Teachers have always tried to bring the outdoors inside when possible and everyone most likely agrees that for a child, there is nothing better than hands-on learning, especially when it comes to science. Many of our area schools have courtyards and are utilized to a certain degree for outdoor classrooms, but when you equip it with tools for hands-on activities by creating a learning garden, the possibilities for educating a child are limitless.
Ecoff Elementary was lucky enough this year to have a Boy Scout working on his Eagle rank to plan and construct a pond with a waterfall in their courtyard, which has access from the lunch room and one of the main hallways in the school. When the children and their teachers return for the new school year, they will find more than a water feature that provides a focal point in their courtyard, but a pond filled with possibilities of attracting wildlife and a waterfall that will entice their senses and provide both relaxation and a sense of calmness.
Tyler Grabham, a rising junior at James River High School, is a member of Boy Scout Troop 2860 based out of Woodlake United Methodist Church. He was struggling to find a project while working on his Eagle rank. “I didn’t just want to build benches,” he said.
While attending his brother’s soccer practice, he got a lead. Sarah Glass, a fifth-grade teacher at Ecoff, overheard his dilemma and suggested building a pond in her school’s courtyard. It was something she has been thinking about for awhile. “I just thought it would be such a terrific learning experience for the children,” she said. “Just to get outdoors and there is so much science on the SOLs. Water features with creatures that live in a pond. It benefits all levels of SOLs.”

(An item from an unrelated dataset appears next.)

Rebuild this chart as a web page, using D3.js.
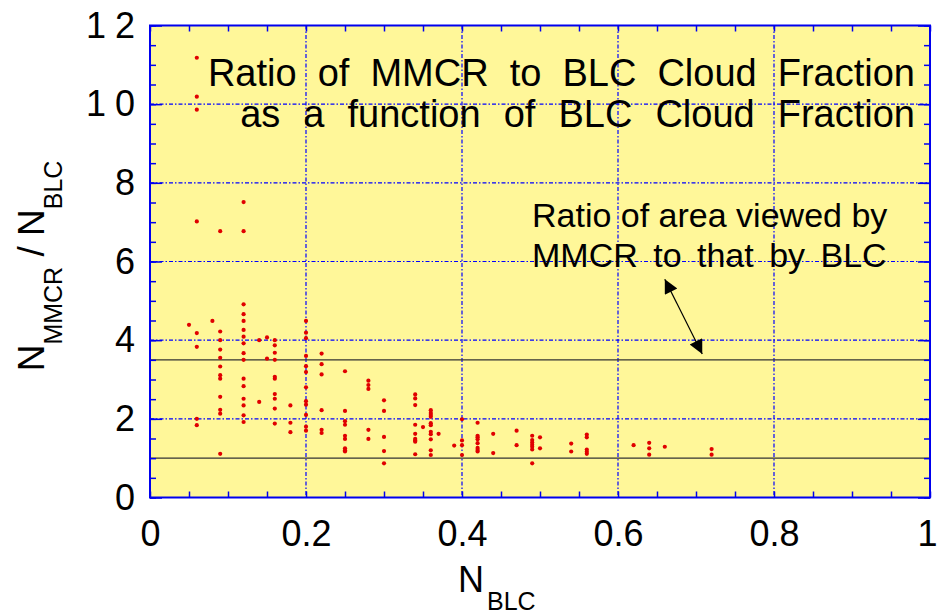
<!DOCTYPE html>
<html>
<head>
<meta charset="utf-8">
<script src="https://cdn.jsdelivr.net/npm/d3@7"></script>
<style>
  body { margin: 0; background: #fff; }
  svg { display: block; font-family: "Liberation Sans", Arial, sans-serif; }
</style>
</head>
<body>
<svg id="chart"></svg>
<script>
// N_BLC columns and the N_MMCR / N_BLC ratios read in each column
var blcFraction = [0.05, 0.06, 0.08, 0.09, 0.12, 0.14, 0.15, 0.16, 0.18, 0.20,
  0.22, 0.25, 0.28, 0.30, 0.34, 0.35, 0.36, 0.37, 0.39, 0.40, 0.42, 0.44,
  0.47, 0.49, 0.50, 0.54, 0.56, 0.62, 0.64, 0.66, 0.72];
var ratioByColumn = [
  [4.39],
  [11.18, 10.19, 9.86, 7.02, 4.18, 3.83, 2.0, 1.84],
  [4.49],
  [6.77, 4.22, 4.0, 3.76, 3.55, 3.33, 3.11, 3.02, 2.56, 2.23, 2.13, 1.11],
  [7.51, 6.77, 4.91, 4.66, 4.49, 4.26, 4.09, 3.92, 3.67, 3.50, 3.02, 2.83, 2.51, 2.34, 2.09, 1.92],
  [4.0, 2.43],
  [4.07, 3.53],
  [4.0, 3.87, 3.68, 3.50, 3.07, 3.02, 2.63, 2.51, 2.26, 1.88],
  [2.34, 1.90, 1.66],
  [4.49, 4.19, 4.05, 3.60, 3.34, 3.19, 2.80, 2.45, 2.36, 2.10, 1.80, 1.70],
  [3.66, 3.39, 3.13, 2.22, 1.72, 1.64],
  [3.21, 2.20, 1.94, 1.85, 1.57, 1.49, 1.25, 1.20, 1.17],
  [2.97, 2.86, 2.76, 1.72, 1.49],
  [2.47, 2.20, 1.54, 1.18, 0.87],
  [2.62, 2.52, 2.35, 1.85, 1.62, 1.49, 1.45, 1.42, 1.10],
  [1.79],
  [2.22, 2.15, 2.10, 2.05, 1.89, 1.84, 1.67, 1.61, 1.48, 1.20, 1.08],
  [1.62],
  [1.32],
  [1.99, 1.45, 1.33, 1.08],
  [1.90, 1.57, 1.53, 1.48, 1.38, 1.26, 1.21, 1.17],
  [1.62, 1.13],
  [1.70, 1.33],
  [1.57, 1.46, 1.40, 1.34, 1.29, 1.22, 0.87],
  [1.53, 1.25],
  [1.37, 1.17],
  [1.60, 1.53, 1.22, 1.16, 1.11],
  [1.33],
  [1.39, 1.25, 1.09],
  [1.29],
  [1.23, 1.09]
];

var xTicks = [0, 0.2, 0.4, 0.6, 0.8, 1];
var xTickLabels = ['0', '0.2', '0.4', '0.6', '0.8', '1'];
var yTicks = [0, 2, 4, 6, 8, 10, 12];
var yTickLabels = ['0', '2', '4', '6', '8', '10', '12'];
var refLines = [1.0, 3.5];   // horizontal reference levels
var titleLines = ['Ratio of MMCR to BLC Cloud Fraction', 'as a function of BLC Cloud Fraction'];
var noteLines = ['Ratio of area viewed by', 'MMCR to that by BLC'];
var arrowEnds = [[0.66, 5.55], [0.708, 3.65]];

var width = 937;
var height = 616;
var plotLeft = 150, plotRight = 930, plotTop = 25.5, plotBottom = 497.5;

var points = [];
blcFraction.forEach(function(bx, i) {
  ratioByColumn[i].forEach(function(r) { points.push({x: bx, y: r}); });
});

var x = d3.scaleLinear().domain([0, 1]).range([plotLeft, plotRight]);
var y = d3.scaleLinear().domain([0, 12]).range([plotBottom, plotTop]);

var svg = d3.select('#chart').attr('width', width).attr('height', height);

var defs = svg.append('defs');
defs.append('marker')
    .attr('id', 'head')
    .attr('viewBox', '0 0 10 10')
    .attr('refX', 10).attr('refY', 5)
    .attr('markerWidth', 18).attr('markerHeight', 14)
    .attr('markerUnits', 'userSpaceOnUse')
    .attr('orient', 'auto-start-reverse')
    .append('path')
    .attr('d', 'M0,0 L10,5 L0,10 Z')
    .attr('fill', '#000');

svg.append('rect')
    .attr('x', plotLeft).attr('y', plotTop)
    .attr('width', plotRight - plotLeft).attr('height', plotBottom - plotTop)
    .attr('fill', '#fff799');

// dash-dot grid
var grid = svg.append('g').attr('stroke', '#0000ff').attr('stroke-width', 1.2)
    .attr('stroke-dasharray', '4,2,1.5,2');
grid.selectAll('line.gx')
    .data(xTicks.filter(d => d > 0 && d < 1))
    .join('line')
    .attr('class', 'gx')
    .attr('x1', d => x(d)).attr('x2', d => x(d))
    .attr('y1', plotTop).attr('y2', plotBottom);
grid.selectAll('line.gy')
    .data(yTicks.filter(d => d > 0 && d < 12))
    .join('line')
    .attr('class', 'gy')
    .attr('x1', plotLeft).attr('x2', plotRight)
    .attr('y1', d => y(d)).attr('y2', d => y(d));

svg.selectAll('line.ref')
    .data(refLines)
    .join('line')
    .attr('class', 'ref')
    .attr('x1', plotLeft).attr('x2', plotRight)
    .attr('y1', d => y(d)).attr('y2', d => y(d))
    .attr('stroke', '#333')
    .attr('stroke-width', 1.4);

svg.append('g').selectAll('circle')
    .data(points)
    .join('circle')
    .attr('cx', d => x(d.x))
    .attr('cy', d => y(d.y))
    .attr('r', 2.1)
    .attr('fill', '#e00000');

// inward ticks on all four sides
var minorX = d3.range(0, 1.0001, 0.05);
var minorY = d3.range(0, 12.001, 0.5);
function tickAxis(axis, tx, ty) {
  var g = svg.append('g').attr('transform', 'translate(' + tx + ',' + ty + ')').call(axis);
  g.select('.domain').remove();
  g.selectAll('line').attr('stroke', '#0000ee').attr('stroke-width', 1.5);
  g.selectAll('text').remove();
}
tickAxis(d3.axisBottom(x).tickValues(minorX).tickSize(-6), 0, plotBottom);
tickAxis(d3.axisTop(x).tickValues(minorX).tickSize(-6), 0, plotTop);
tickAxis(d3.axisLeft(y).tickValues(minorY).tickSize(-6), plotLeft, 0);
tickAxis(d3.axisRight(y).tickValues(minorY).tickSize(-6), plotRight, 0);
tickAxis(d3.axisLeft(y).tickValues(yTicks).tickSize(-12), plotLeft, 0);
tickAxis(d3.axisRight(y).tickValues(yTicks).tickSize(-12), plotRight, 0);

svg.append('rect')
    .attr('x', plotLeft).attr('y', plotTop)
    .attr('width', plotRight - plotLeft).attr('height', plotBottom - plotTop)
    .attr('fill', 'none')
    .attr('stroke', '#0000ee')
    .attr('stroke-width', 2);

// tick labels
var xAxis = svg.append('g')
    .attr('transform', 'translate(0,' + plotBottom + ')')
    .call(d3.axisBottom(x).tickValues(xTicks).tickSize(0).tickPadding(23)
        .tickFormat((d, i) => xTickLabels[i]));
xAxis.select('.domain').remove();
xAxis.selectAll('text').attr('font-size', 36).attr('fill', '#000')
    .attr('font-family', '"Liberation Sans", Arial, sans-serif')
    .filter(d => d === 1)
    .attr('dx', -3);

var yAxis = svg.append('g')
    .attr('transform', 'translate(' + plotLeft + ',0)')
    .call(d3.axisLeft(y).tickValues(yTicks).tickSize(0).tickPadding(15)
        .tickFormat((d, i) => yTickLabels[i]));
yAxis.select('.domain').remove();
yAxis.selectAll('text').attr('font-size', 36).attr('fill', '#000')
    .attr('font-family', '"Liberation Sans", Arial, sans-serif')
    .filter(d => d >= 10)
    .attr('letter-spacing', 9)
    .attr('dx', 9);

// axis titles with subscripts
var xTitle = svg.append('text')
    .attr('x', 458).attr('y', 592)
    .attr('font-size', 36);
xTitle.append('tspan').text('N');
xTitle.append('tspan').attr('font-size', 25).attr('dy', 18).attr('dx', 3).text('BLC');

var yTitle = svg.append('text')
    .attr('transform', 'translate(44,266) rotate(-90)')
    .attr('text-anchor', 'middle')
    .attr('font-size', 37);
yTitle.append('tspan').text('N');
yTitle.append('tspan').attr('font-size', 25).attr('dy', 18).text('MMCR');
yTitle.append('tspan').attr('dy', -18).text(' / N');
yTitle.append('tspan').attr('font-size', 25).attr('dy', 18).text('BLC');

// chart title
svg.append('g').selectAll('text')
    .data(titleLines)
    .join('text')
    .attr('x', 915)
    .attr('y', (d, i) => 86 + i * 41)
    .attr('text-anchor', 'end')
    .attr('font-size', 38)
    .attr('word-spacing', (d, i) => i === 1 ? 12.5 : 10.5)
    .text(d => d);

// annotation and arrow
svg.append('g').selectAll('text')
    .data(noteLines)
    .join('text')
    .attr('x', 532)
    .attr('y', (d, i) => 227 + i * 40)
    .attr('font-size', 34)
    .attr('word-spacing', (d, i) => i === 1 ? 6 : 0)
    .text(d => d);

svg.append('line')
    .attr('x1', x(arrowEnds[0][0])).attr('y1', y(arrowEnds[0][1]))
    .attr('x2', x(arrowEnds[1][0])).attr('y2', y(arrowEnds[1][1]))
    .attr('stroke', '#000')
    .attr('stroke-width', 1.2)
    .attr('marker-start', 'url(#head)')
    .attr('marker-end', 'url(#head)');
</script>
</body>
</html>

Grabham went to work in October and was hoping to have approval of his plans and construct the project during spring break. This is where the process of persistence, endurance and following through with a project and management of that project comes into play for a Scout on his way to an Eagle rank.
It wasn’t easy for Grabham. The biggest hurdle was getting the approval from Chesterfield County Public Schools Risk Management. “It took months,” he said. Missing the spring break opportunity, Grabham along with 25 Scout volunteers and after a culmination of 375hours, nearly 100 hours being Grabham’s, the waterfall was running smoothly and the pond preparing for future residents of frogs, salamanders , fish and little hands grasping to learn the life cycles of each was complete.
Grabham raised the funds for the pond kit and the landscaping. Vulcan Quarries, a business partner with Ecoff, donated and delivered the rock. The pond is 8’ x 11’ and the water fall is 36 inches high and 24 feet long.
Bermuda School Board Representative Carrie Coyner said the board was meeting the following Tuesday to talk about Learning Gardens and set a policy that makes it easier for a learning garden to be constructed. “A Learning Garden is a positive impact in a school,” she said. “They look nice, increases moral and gives lots of SOL support. It’s hands-on learning.”
She said other schools are in the process of putting in learning gardens. Bellwood Elementary is creating a vegetable garden and Coyner’s church recruited volunteers to work last Sunday at Harrowgate Elementary creating a butterfly garden.
Ecoff’s principal, Josh Cole, is very excited about the learning garden. “The courtyard becomes more of an outdoor classroom,” he said. “An opportunity for science lessons and kids enjoy getting their hands dirty.” He also said his teachers are very much behind and invested in the project.
Grabham is the son of Scott and Jeanine Grabham.